Television replays highlighted Meares nudging Pendleton before she moved out of her lane but the Australian had a 1-0 lead and she won the second race to leave Pendleton with a silver medal.

Pendleton, who had already been disqualified from the team sprint on day six of the Games, admits she began to think luck had deserted her.

“The commissaires made their decision and you have to move on,” she told BBC Breakfast. “But the decision in the first ride did shock me.

“Having been disqualified earlier in the Games I thought ’what can I do? It’s not on my side’.

Pendleton’s keirin gold, where she led from the front and could not be caught, helped offset her disappointments in the team and individual sprints.

“In the last few years I’ve been working on improving my power and I wanted to take it on. I wasn’t going to wait for my rivals. If a chance came along I was going to take the front and hang on to it for all I’m worth.”
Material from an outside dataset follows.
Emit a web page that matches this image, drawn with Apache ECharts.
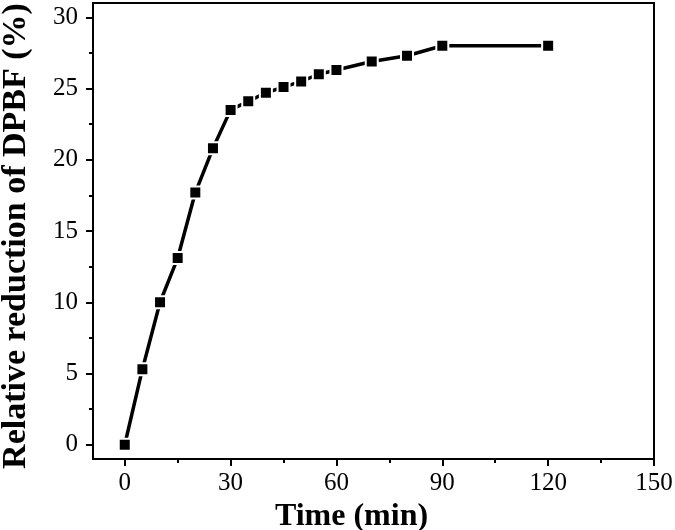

Pendleton, 31, has no regrets about her decision to retire, adding: “I’ve been 10 years in the team and six of those I’ve been world champion. The standard is too hard to maintain any longer.

“Also psychologically coming into a home Games as reigning Olympic champ has been the hardest thing I’ve had to do and I wouldn’t want to do it again.”

Pendleton is confident that ’Queen Victoria’s’ succession is firmly in place at British Cycling, led by double London 2012 gold medal winner Laura Trott.

“There’s quite a few emerging, you don’t know them yet but you will do. I’m sure there will be lots of new faces – like Laura – coming through and winning lots of medals.”